Obamacare included the 40 percent excise tax – often referred to as the Cadillac Tax – to discourage generous employer-sponsored plans. This tax was meant to lower health insurance costs, but the tax – scheduled to go into effect in 2022 – would end up burdening businesses and limiting consumer choice.
NFIB continues to push for greater freedom and competition in our health care system, and eliminating the Cadillac Tax is one element of that push. NFIB made H.R. 748, the Middle Class Health Benefits Tax Repeal Act of 2019 a Key Vote for the 116th Congress. This distinction put House members on notice that their vote would be included in future NFIB scorecards. They knew the small business community would be watching.
Health insurance costs remain the leading problem for small business owners, according to NFIB’s Small Business Problems and Priorities survey. High health insurance costs make it difficult for small businesses to offer coverage for their employees and purchase coverage for themselves. That makes it harder to attract and retain qualified workers. In the years since Obamacare became law, the number of small businesses offering health insurance dropped from 39 percent in 2010 to fewer than 30 percent in 2018. Imposing the Cadillac Tax would only make things worse.

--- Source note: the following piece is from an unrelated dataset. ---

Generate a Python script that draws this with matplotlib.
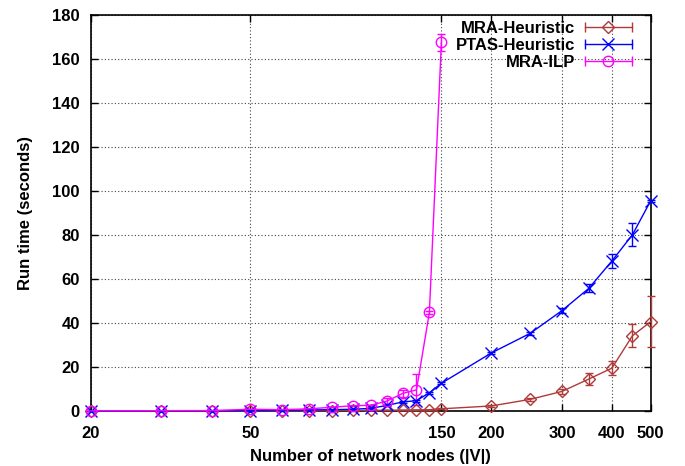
import matplotlib
matplotlib.use("Agg")
import matplotlib.pyplot as plt
from matplotlib.lines import Line2D
from matplotlib.legend_handler import HandlerBase

plt.rcParams['font.family'] = ['Liberation Sans', 'DejaVu Sans']
plt.rcParams['font.weight'] = 'bold'

nodes = [20, 30, 40, 50, 60, 70, 80, 90, 100, 110, 120, 130, 140, 150,
         200, 250, 300, 350, 400, 450, 500]
mra_heur = [0.05, 0.05, 0.08, 0.1, 0.12, 0.15, 0.2, 0.25, 0.3, 0.35, 0.4, 0.5,
            0.6, 1.0, 2.3, 5.3, 8.9, 14.5, 19.5, 34.2, 40.6]
mra_heur_err = [0, 0, 0, 0, 0, 0, 0, 0, 0, 0, 0, 0,
                0, 0.2, 0.5, 0.8, 1.0, 2.8, 3.0, 5.3, 11.6]
ptas_heur = [0.1, 0.1, 0.15, 0.2, 0.3, 0.5, 0.6, 0.8, 1.2, 2.6, 4.1, 4.7,
             8.3, 12.6, 26.4, 35.3, 45.6, 55.7, 68.2, 80.1, 95.6]
ptas_heur_err = [0, 0, 0, 0, 0, 0, 0, 0, 0, 0.3, 0.4, 0.5,
                 0.5, 0.5, 0.6, 0.8, 1.2, 1.8, 3.0, 5.2, 0.5]
ilp_nodes = [20, 30, 40, 50, 60, 70, 80, 90, 100, 110, 120, 130, 140, 150]
mra_ilp = [0.1, 0.15, 0.2, 0.8, 0.6, 1.0, 1.7, 2.4, 2.6, 4.6, 8.0, 9.6, 44.8, 167.5]
mra_ilp_err = [0, 0, 0, 0, 0, 0, 0, 0, 0.3, 1.5, 1.5, 7.0, 0.8, 4.0]

labels = ['MRA-Heuristic', 'PTAS-Heuristic', 'MRA-ILP']
colors = ['#B03A3A', '#0000FF', '#FF00FF']
markers = ['D', 'x', 'o']
msizes = [6, 8, 7.5]

xticks = [20, 50, 150, 200, 300, 400, 500]
yticks = list(range(0, 181, 20))

fig = plt.figure(figsize=(6.85, 4.66), dpi=100)
ax = fig.add_axes([0.1328, 0.118, 0.8172, 0.850])

series = [(nodes, mra_heur, mra_heur_err), (nodes, ptas_heur, ptas_heur_err),
          (ilp_nodes, mra_ilp, mra_ilp_err)]
for (xs, ys, es), lab, c, m, ms in zip(series, labels, colors, markers, msizes):
    ax.errorbar(xs, ys, yerr=es, color=c, marker=m, markersize=ms,
                markerfacecolor='none', markeredgecolor=c, markeredgewidth=1.0,
                lw=1.0, elinewidth=1.0, capsize=3, capthick=1.0, label=lab,
                clip_on=False, zorder=3)

ax.set_xscale('log')
ax.set_xlim(20, 500)
ax.set_ylim(0, 180)
ax.set_xticks(xticks)
ax.set_xticklabels([str(t) for t in xticks])
ax.xaxis.set_minor_locator(matplotlib.ticker.NullLocator())
ax.set_yticks(yticks)

ax.grid(True, which='major', color='#444444', linestyle=(0, (1, 2)), lw=0.8)
ax.tick_params(direction='in', top=True, right=True, length=5, width=1,
               labelsize=12)
ax.tick_params(axis='y', pad=8)
ax.tick_params(axis='x', pad=10.5)
for lbl in ax.get_xticklabels() + ax.get_yticklabels():
    lbl.set_fontweight('bold')
for sp in ax.spines.values():
    sp.set_linewidth(1.2)

ax.set_xlabel('Number of network nodes (|V|)', fontsize=12, fontweight='bold', labelpad=6)
ax.set_ylabel('Run time (seconds)', fontsize=12, fontweight='bold', labelpad=13.5)


class HandlerGnuplot(HandlerBase):
    def __init__(self, color, marker, ms):
        super().__init__()
        self.c, self.m, self.ms = color, marker, ms

    def create_artists(self, legend, orig_handle, xdescent, ydescent, width,
                       height, fontsize, trans):
        y = height / 2 - ydescent
        x0, x1 = -xdescent, -xdescent + width
        line = Line2D([x0, x1], [y, y], color=self.c, lw=1.0)
        caps = Line2D([x0, x1], [y, y], color=self.c, lw=0, marker='|',
                      markersize=7, markeredgewidth=1.0)
        mk = Line2D([(x0 + x1) / 2], [y], color=self.c, lw=0, marker=self.m,
                    markersize=self.ms, markerfacecolor='none',
                    markeredgecolor=self.c, markeredgewidth=1.0)
        for a in (line, caps, mk):
            a.set_transform(trans)
        return [line, caps, mk]


handles = [Line2D([], []) for _ in labels]
hmap = {h: HandlerGnuplot(c, m, ms) for h, c, m, ms in zip(handles, colors, markers, msizes)}
leg = ax.legend(handles, labels, handler_map=hmap, loc='upper right',
                bbox_to_anchor=(0.966, 0.985),
                markerfirst=False, frameon=False,
                handlelength=2.8, handletextpad=0.6, labelspacing=0.12,
                borderaxespad=0, borderpad=0,
                prop={'weight': 'bold', 'size': 12})

fig.savefig('out.png', dpi=100)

NFIB urges Congress to wipe out this tax because it creates an administrative nightmare for small business owners already saddled with unnecessary paperwork. They don’t have the time or resources to deal with yet more compliance concerns.
For the repeal to become law, eliminating the threat of the Cadillac Tax for good, the Senate will have to enact its version of the House-passed bill, S. 684, and President Trump must sign the bill. NFIB strongly supports these efforts to repeal the Cadillac Tax and eliminate a looming threat to employer-sponsored health insurance.